Her proposal for dealing with this reality is more tax cuts and credits for business! She declared, “Workers are assets. Investing in them pays off; higher wages pay off. Training pays off. To help more companies do that, I proposed a $1,500 tax credit for every worker they train and hire.”
Throughout her speech, Clinton addressed every major social issue in America from the standpoint of swelling the bottom line for US corporations. Not even attempting to disguise the fact that her immigration policy is predicated on providing cheap labor to US businesses, Clinton called for “comprehensive immigration reform” that would bring “millions of hard-working people into the formal economy” in order to “increase our gross domestic product by an estimated $700 billion over 10 years.”
Clinton further called for slashing government spending particularly on “big” social programs, i.e. Medicare and Social Security. “It’s time to stop having debates over the small stuff and focus on how we’re going to tackle the big stuff together.” She pledged to “propose ways to ensure that our fiscal outlook is sustainable, including by continuing to restrain health care costs, which remain one of the key drivers of long-term deficits.”
The entire structure of Clinton's speech made clear that the small handful of policies she nominally supports that do have even the slightest egalitarian character are simply window dressing. She declared, in passing, halfway through her speech that “we do have to raise the minimum wage, and implement President Obama’s new rules on overtime.”
This was the only reference to these two supposedly central planks of the Democratic Party platform. By way of comparison, Clinton referred to “business” 21 times, and “growth” 31 times.

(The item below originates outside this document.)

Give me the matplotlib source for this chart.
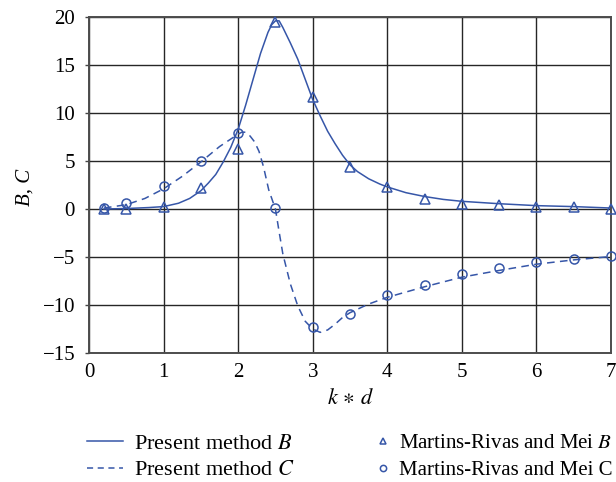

Clinton is relying on her political allies among the trade unions and other apologists for the Democratic Party to gloss over her right-wing policies and sell her candidacy to the American people. Over the weekend, the executive council of the American Federation of Teachers voted to endorse Hillary Clinton for the Democratic nomination for president, becoming the first national union to endorse any candidate.
The AFT declared, “Hillary Clinton is the champion working families need in the White House. She is a tested leader who is prepared for a tough fight on behalf of students, families and communities.” The statement added that a Clinton presidency will help fight “poverty, wage stagnation” and “income inequality.”
Despite such claims, anyone who takes the time to review Clinton's remarks will immediately see that she fully intends to continue and deepen the right-wing, pro-business and pro-corporate policies of her predecessors, Democratic and Republican alike.